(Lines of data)
%%

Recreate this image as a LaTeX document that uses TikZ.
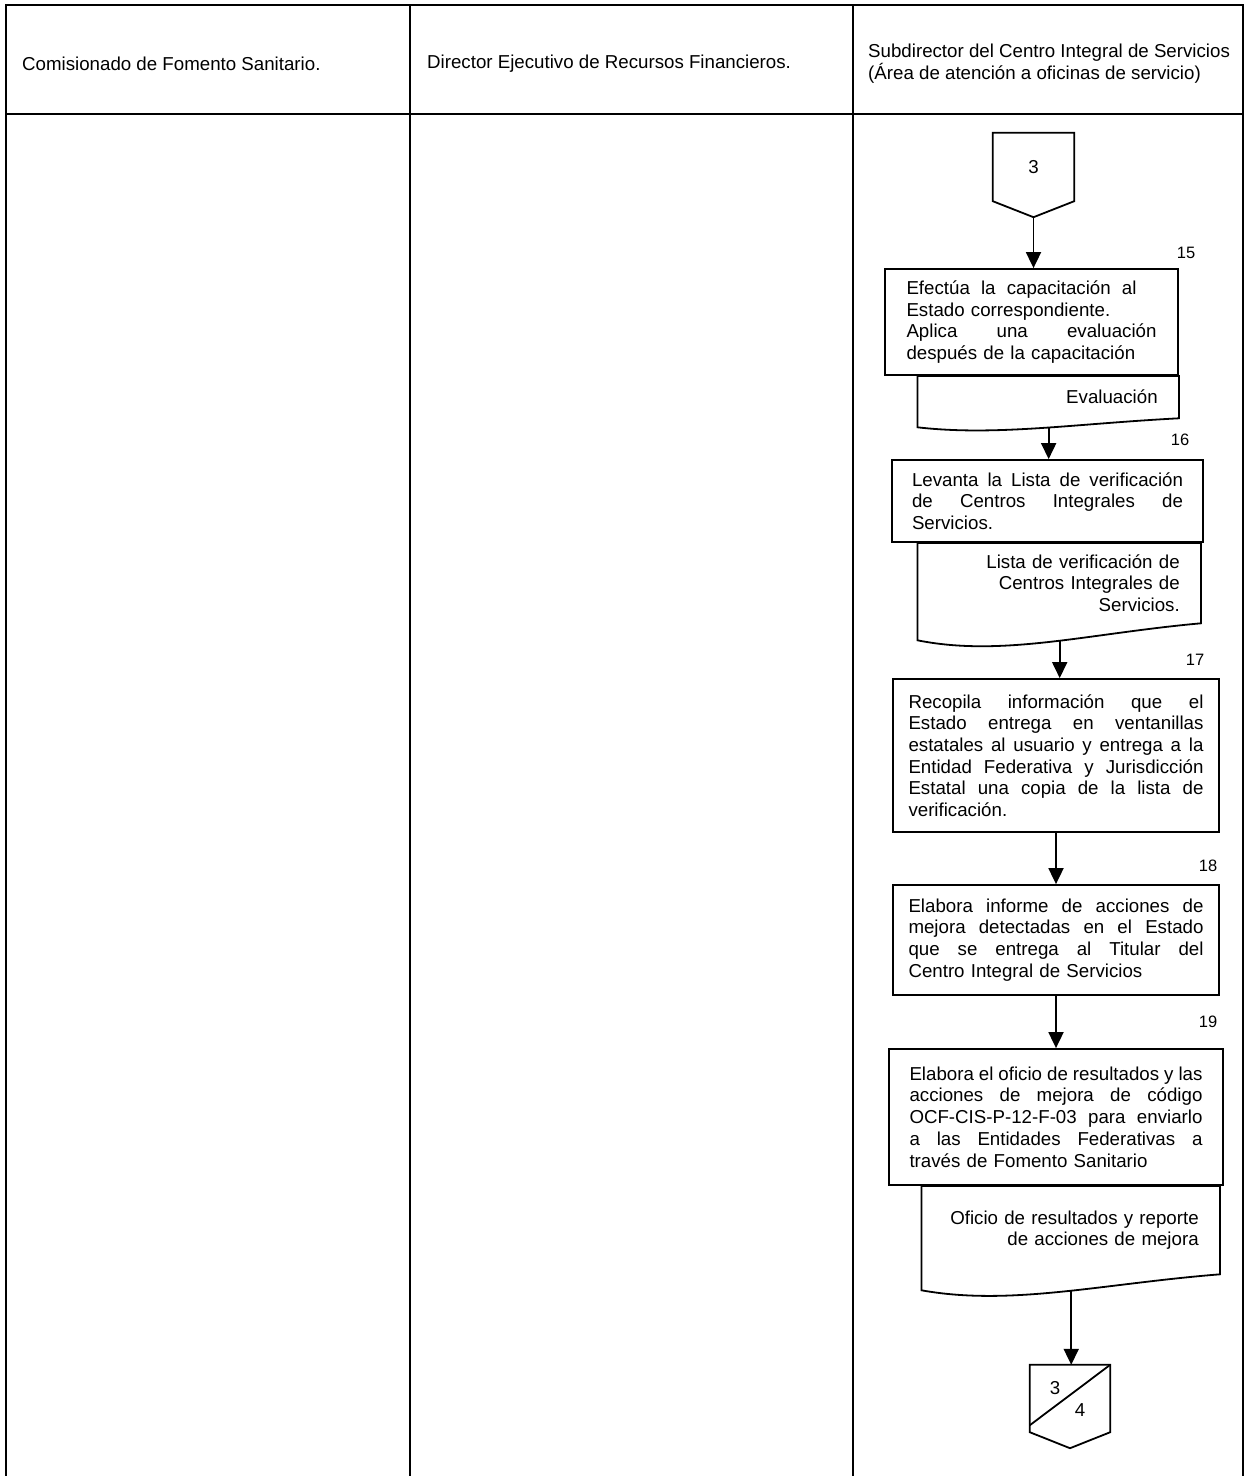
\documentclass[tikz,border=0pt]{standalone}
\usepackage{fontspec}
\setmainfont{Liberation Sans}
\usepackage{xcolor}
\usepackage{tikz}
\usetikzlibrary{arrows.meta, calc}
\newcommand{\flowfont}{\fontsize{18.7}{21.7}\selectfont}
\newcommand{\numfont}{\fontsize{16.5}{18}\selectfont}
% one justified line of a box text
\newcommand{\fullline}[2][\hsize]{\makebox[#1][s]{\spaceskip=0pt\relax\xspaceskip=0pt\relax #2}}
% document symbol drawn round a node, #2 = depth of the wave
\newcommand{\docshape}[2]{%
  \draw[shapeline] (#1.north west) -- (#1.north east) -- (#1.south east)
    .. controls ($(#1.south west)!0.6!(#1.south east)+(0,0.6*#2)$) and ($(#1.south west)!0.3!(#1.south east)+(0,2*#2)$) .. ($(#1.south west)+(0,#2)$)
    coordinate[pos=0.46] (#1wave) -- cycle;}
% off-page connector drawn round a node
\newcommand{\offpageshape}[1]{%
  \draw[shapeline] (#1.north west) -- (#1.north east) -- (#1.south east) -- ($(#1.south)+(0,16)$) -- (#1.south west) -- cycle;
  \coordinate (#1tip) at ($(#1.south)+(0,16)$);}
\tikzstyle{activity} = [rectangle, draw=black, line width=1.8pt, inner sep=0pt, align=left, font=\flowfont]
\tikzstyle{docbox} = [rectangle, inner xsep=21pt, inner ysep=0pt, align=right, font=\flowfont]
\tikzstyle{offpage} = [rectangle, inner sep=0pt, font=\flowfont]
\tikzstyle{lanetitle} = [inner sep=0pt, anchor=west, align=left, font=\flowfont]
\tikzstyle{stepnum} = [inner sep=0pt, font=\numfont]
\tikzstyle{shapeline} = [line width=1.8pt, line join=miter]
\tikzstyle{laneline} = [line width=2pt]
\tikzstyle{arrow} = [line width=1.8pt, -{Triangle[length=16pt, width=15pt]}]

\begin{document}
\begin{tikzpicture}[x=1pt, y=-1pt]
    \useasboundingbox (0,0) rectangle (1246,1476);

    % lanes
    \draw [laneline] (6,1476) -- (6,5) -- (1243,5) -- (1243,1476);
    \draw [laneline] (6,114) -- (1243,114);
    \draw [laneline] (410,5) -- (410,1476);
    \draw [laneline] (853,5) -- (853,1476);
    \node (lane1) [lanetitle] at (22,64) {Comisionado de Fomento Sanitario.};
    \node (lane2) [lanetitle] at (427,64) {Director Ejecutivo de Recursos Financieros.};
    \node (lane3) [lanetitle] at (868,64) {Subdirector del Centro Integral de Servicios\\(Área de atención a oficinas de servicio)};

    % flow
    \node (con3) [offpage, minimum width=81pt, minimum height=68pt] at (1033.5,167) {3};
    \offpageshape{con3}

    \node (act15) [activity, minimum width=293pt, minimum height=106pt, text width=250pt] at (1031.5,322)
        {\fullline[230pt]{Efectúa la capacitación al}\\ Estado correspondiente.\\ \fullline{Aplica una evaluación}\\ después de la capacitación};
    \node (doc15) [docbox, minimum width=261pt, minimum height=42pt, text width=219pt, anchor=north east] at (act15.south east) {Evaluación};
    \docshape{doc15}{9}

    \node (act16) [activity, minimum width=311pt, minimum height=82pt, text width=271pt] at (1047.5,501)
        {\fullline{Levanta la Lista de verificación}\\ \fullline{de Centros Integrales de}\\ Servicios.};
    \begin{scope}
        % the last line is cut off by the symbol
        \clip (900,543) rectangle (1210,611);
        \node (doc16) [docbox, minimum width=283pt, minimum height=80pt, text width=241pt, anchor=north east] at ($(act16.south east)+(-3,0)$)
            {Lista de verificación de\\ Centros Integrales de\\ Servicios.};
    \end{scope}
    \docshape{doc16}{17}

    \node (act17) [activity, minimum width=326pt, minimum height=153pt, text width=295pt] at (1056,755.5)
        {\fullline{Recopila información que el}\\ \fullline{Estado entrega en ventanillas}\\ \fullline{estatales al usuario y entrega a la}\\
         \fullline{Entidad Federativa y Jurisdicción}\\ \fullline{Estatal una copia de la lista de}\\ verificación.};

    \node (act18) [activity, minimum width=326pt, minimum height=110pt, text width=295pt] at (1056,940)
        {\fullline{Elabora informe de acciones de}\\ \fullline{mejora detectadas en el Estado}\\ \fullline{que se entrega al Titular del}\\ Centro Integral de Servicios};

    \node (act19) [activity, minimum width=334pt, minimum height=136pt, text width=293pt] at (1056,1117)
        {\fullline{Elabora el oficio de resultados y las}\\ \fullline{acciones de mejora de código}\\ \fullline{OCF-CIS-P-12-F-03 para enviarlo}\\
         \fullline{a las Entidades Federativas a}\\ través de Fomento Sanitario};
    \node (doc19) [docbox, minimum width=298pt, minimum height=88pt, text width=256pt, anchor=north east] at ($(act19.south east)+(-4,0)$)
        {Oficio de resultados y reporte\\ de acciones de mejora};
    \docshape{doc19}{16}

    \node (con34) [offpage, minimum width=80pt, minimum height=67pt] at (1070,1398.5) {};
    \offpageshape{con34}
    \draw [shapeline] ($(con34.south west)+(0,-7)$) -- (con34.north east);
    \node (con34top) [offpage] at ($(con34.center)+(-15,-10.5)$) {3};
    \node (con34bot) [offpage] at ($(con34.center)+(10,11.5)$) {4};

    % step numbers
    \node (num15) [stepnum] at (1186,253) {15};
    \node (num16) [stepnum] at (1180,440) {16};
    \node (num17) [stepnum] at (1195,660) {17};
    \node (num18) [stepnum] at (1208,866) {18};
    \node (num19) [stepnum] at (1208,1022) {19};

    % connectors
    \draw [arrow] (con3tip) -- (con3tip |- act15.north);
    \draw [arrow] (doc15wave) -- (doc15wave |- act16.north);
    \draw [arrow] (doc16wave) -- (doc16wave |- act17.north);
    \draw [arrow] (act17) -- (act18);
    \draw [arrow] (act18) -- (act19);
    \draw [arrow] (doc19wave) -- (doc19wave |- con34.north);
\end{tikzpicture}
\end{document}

%%
%%

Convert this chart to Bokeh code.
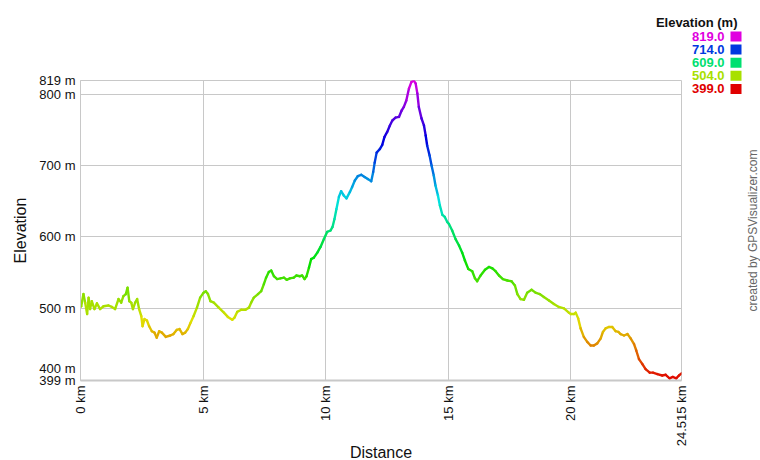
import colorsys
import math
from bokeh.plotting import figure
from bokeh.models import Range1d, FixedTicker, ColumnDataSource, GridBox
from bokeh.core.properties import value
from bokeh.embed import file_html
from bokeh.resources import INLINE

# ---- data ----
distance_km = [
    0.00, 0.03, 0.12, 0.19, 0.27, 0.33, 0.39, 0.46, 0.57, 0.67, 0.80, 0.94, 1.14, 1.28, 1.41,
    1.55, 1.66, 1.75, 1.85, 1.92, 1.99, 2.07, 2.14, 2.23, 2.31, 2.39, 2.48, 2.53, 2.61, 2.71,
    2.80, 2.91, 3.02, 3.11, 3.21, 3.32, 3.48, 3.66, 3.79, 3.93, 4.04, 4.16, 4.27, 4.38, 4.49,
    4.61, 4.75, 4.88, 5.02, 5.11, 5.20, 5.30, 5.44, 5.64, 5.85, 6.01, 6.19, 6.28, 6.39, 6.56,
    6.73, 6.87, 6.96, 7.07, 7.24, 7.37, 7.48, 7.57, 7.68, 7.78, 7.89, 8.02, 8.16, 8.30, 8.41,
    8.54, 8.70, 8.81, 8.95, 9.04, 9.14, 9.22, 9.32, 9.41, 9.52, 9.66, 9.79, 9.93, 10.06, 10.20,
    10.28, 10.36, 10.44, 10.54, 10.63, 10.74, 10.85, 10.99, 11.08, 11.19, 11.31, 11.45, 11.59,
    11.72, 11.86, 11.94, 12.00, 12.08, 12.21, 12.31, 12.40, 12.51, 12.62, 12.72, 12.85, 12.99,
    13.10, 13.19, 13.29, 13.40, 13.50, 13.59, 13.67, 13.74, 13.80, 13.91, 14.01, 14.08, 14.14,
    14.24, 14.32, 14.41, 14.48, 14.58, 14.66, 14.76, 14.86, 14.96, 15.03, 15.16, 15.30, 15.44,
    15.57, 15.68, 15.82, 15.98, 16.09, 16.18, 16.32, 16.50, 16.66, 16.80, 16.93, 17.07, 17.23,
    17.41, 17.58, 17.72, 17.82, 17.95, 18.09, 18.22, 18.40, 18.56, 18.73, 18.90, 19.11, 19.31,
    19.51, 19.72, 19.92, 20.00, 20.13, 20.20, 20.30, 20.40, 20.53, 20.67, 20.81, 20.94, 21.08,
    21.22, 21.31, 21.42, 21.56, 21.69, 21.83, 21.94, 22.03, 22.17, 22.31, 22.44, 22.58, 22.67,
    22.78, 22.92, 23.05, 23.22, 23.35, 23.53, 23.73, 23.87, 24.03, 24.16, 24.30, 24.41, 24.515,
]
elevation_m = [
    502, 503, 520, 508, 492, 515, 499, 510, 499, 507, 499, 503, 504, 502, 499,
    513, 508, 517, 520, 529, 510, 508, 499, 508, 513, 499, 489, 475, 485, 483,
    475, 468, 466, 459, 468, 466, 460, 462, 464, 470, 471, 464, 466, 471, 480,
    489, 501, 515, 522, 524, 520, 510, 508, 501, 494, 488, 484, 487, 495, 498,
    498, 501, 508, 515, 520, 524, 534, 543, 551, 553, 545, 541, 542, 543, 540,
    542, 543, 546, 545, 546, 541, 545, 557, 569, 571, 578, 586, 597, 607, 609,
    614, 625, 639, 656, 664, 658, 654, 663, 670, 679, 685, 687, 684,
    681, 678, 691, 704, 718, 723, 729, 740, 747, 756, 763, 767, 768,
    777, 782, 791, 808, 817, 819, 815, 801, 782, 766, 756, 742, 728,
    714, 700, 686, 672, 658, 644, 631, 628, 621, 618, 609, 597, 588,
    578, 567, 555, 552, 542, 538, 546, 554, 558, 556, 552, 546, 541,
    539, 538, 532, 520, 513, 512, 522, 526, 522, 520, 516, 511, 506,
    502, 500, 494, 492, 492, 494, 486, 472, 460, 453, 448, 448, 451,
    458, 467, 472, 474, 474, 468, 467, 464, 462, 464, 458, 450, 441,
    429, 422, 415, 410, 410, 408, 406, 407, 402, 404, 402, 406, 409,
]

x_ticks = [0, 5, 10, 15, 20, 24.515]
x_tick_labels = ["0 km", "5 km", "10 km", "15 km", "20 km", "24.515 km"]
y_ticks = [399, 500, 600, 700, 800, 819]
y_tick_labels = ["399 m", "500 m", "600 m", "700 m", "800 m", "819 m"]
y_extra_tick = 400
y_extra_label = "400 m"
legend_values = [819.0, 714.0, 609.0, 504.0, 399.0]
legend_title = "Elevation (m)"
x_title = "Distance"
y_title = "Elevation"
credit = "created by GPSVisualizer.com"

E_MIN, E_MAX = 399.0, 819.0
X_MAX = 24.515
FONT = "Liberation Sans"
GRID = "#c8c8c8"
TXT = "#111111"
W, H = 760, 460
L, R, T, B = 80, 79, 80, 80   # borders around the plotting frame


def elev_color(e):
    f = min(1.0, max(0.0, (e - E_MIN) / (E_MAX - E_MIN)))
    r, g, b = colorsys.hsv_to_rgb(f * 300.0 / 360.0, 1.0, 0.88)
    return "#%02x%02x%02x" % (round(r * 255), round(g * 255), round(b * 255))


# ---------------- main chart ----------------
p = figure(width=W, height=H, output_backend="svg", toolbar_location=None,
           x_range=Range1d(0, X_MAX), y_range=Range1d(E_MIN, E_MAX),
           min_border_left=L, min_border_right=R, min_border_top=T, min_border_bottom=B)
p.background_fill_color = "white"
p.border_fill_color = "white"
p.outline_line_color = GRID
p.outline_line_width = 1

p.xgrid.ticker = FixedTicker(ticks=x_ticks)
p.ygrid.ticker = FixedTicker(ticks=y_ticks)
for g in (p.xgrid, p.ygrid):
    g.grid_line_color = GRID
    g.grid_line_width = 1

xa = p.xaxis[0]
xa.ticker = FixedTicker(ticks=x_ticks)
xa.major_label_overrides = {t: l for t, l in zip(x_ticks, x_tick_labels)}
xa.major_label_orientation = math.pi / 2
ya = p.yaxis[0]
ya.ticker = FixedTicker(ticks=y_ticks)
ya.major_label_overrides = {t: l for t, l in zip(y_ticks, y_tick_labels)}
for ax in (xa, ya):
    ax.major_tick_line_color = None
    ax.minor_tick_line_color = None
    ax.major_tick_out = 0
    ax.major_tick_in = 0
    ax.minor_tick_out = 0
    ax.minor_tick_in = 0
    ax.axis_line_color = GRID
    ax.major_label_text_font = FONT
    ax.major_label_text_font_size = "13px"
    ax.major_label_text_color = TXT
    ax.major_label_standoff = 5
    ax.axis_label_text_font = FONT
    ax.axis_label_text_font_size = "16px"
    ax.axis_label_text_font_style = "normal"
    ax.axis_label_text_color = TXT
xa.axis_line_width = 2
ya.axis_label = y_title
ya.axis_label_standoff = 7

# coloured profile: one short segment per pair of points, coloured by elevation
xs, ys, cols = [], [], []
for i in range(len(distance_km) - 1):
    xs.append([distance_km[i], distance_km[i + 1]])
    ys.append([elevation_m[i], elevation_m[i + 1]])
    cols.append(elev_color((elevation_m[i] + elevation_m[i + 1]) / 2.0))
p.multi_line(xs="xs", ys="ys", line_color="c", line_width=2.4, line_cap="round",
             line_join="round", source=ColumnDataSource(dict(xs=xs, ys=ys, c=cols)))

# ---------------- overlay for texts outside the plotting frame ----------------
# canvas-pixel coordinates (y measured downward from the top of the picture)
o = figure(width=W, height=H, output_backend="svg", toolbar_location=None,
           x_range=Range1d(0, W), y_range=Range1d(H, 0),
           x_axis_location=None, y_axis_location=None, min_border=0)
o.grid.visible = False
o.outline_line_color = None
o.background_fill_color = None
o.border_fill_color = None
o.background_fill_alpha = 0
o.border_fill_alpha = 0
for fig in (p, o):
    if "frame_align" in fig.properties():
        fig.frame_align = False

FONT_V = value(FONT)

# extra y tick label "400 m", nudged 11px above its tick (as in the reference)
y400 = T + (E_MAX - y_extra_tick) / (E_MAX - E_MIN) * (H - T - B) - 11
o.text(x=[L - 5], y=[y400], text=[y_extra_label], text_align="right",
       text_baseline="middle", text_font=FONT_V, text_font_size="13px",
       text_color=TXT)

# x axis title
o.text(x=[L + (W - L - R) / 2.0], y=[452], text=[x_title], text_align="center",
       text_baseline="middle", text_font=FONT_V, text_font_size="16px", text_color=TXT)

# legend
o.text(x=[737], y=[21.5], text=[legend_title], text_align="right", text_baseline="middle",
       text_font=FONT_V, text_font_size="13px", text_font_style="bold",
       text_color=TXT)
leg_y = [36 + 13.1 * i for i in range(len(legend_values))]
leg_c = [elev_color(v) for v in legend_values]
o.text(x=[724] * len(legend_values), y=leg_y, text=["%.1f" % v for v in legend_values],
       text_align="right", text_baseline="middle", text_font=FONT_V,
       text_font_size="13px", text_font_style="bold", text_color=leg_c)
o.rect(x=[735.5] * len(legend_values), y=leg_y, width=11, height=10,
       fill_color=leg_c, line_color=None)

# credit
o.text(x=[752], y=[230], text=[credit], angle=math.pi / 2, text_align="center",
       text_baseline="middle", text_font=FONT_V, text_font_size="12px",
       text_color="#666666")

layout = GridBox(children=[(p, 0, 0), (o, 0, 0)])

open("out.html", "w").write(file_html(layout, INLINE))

%%
%%

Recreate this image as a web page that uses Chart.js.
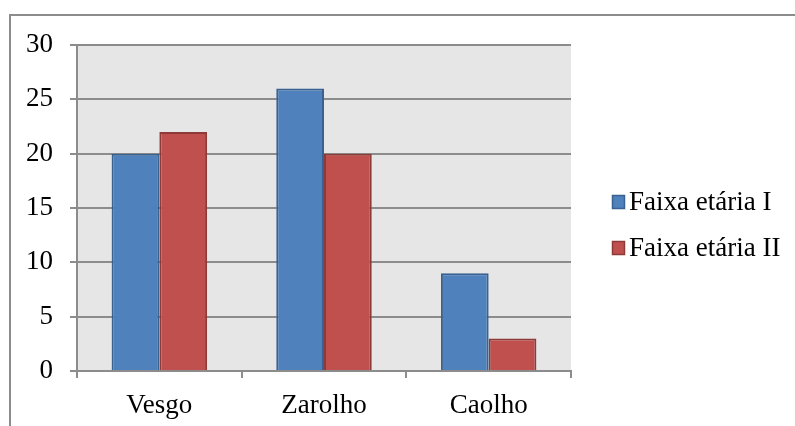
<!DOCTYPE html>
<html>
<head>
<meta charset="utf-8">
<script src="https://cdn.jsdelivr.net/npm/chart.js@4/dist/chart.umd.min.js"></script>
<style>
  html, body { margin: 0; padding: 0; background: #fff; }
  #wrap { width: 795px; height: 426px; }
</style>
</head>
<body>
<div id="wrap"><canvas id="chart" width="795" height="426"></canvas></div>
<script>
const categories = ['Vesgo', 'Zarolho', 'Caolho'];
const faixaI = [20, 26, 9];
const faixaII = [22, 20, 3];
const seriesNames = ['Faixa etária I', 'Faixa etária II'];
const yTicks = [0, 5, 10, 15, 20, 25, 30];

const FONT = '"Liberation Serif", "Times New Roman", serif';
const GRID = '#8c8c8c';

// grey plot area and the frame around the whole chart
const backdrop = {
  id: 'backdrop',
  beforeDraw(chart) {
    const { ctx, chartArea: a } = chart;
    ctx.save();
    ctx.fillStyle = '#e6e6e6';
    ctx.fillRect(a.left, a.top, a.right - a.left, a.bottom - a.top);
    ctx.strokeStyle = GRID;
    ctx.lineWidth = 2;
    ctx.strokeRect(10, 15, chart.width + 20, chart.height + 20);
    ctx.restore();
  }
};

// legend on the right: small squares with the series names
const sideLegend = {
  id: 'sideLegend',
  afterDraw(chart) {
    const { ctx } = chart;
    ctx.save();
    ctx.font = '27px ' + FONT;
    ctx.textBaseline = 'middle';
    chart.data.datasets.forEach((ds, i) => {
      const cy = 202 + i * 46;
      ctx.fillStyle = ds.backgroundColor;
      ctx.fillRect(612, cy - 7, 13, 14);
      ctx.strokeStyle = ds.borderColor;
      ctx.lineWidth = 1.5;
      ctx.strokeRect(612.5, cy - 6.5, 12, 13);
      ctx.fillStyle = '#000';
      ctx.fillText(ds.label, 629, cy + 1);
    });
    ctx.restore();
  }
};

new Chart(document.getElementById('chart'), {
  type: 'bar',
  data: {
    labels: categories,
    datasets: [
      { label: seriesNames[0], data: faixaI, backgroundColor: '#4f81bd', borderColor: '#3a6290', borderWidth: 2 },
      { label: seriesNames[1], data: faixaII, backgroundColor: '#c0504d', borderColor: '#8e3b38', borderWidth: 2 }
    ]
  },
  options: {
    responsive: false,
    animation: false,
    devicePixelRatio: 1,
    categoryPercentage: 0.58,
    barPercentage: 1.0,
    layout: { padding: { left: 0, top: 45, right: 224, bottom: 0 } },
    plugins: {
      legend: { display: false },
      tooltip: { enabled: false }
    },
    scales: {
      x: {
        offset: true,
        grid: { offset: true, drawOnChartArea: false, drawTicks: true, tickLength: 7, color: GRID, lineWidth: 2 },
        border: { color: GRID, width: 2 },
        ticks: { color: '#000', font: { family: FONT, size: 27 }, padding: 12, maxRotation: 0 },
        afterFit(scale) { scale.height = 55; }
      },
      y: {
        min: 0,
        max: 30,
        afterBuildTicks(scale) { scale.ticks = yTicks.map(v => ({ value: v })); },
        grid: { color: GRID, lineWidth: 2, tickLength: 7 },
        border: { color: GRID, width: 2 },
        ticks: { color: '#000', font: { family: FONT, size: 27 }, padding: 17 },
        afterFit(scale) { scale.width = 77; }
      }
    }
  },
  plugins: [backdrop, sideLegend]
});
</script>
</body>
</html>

%%

◆ Set exercise
Repeat exactly the stretch of lines that opens with the line containing "Convert this chart to Bokeh code." and closes with the line containing "from bokeh.resources import INLINE". Leave the pictures out, and add nothing.

◆ Answer for this exercise
Convert this chart to Bokeh code.
import colorsys
import math
from bokeh.plotting import figure
from bokeh.models import Range1d, FixedTicker, ColumnDataSource, GridBox
from bokeh.core.properties import value
from bokeh.embed import file_html
from bokeh.resources import INLINE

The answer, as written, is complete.